Don’t be afraid to walk away

Finally, don’t be afraid to walk away from a conversation which is descending into anger and personal insults. There is no reason a conversation like this can’t be revisited at a later time, but if a discussion continues along those lines the inevitable conclusion will be both parties destroying any chance of an agreement or concession. More than this, you will wear yourself out and make it less likely that you’ll be able to advocate calmly and effectively later. If it is clear that someone is looking for confrontation, then don’t waste your time and energy by giving it to them.
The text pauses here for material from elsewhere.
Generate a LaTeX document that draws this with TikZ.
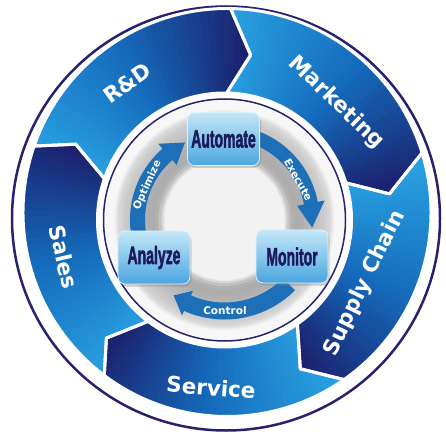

Activists have a tendency of burning out if they aren’t careful to conserve their physical and emotional energy, it is far better to spend your time finding someone who will listen to you than continuing a discussion with someone who you know never will.

Above all, try to be to the advocate you would have wanted to meet before you went vegan. It can be easy to forget how daunting it was when you first gave up animal products, and people are much more likely to make the attempt if they know that there is someone in their corner. Keep in mind that we are often the only vegan the person we are talking to has ever spoken to at any length, we are their sole representation of the vegan community, and we want to represent that community as something they should want to be a part of. This is unlikely to happen if we isolate people with our activism. Angry responses and put downs are easy, they are satisfying and people applaud us for them, but our primary concern must always be what works, not what feels good. The stakes are simply too high for us to indulge our anger and negativity towards those who consume animals, tempting as it is. The focus must always be to uplift people, not to put them down.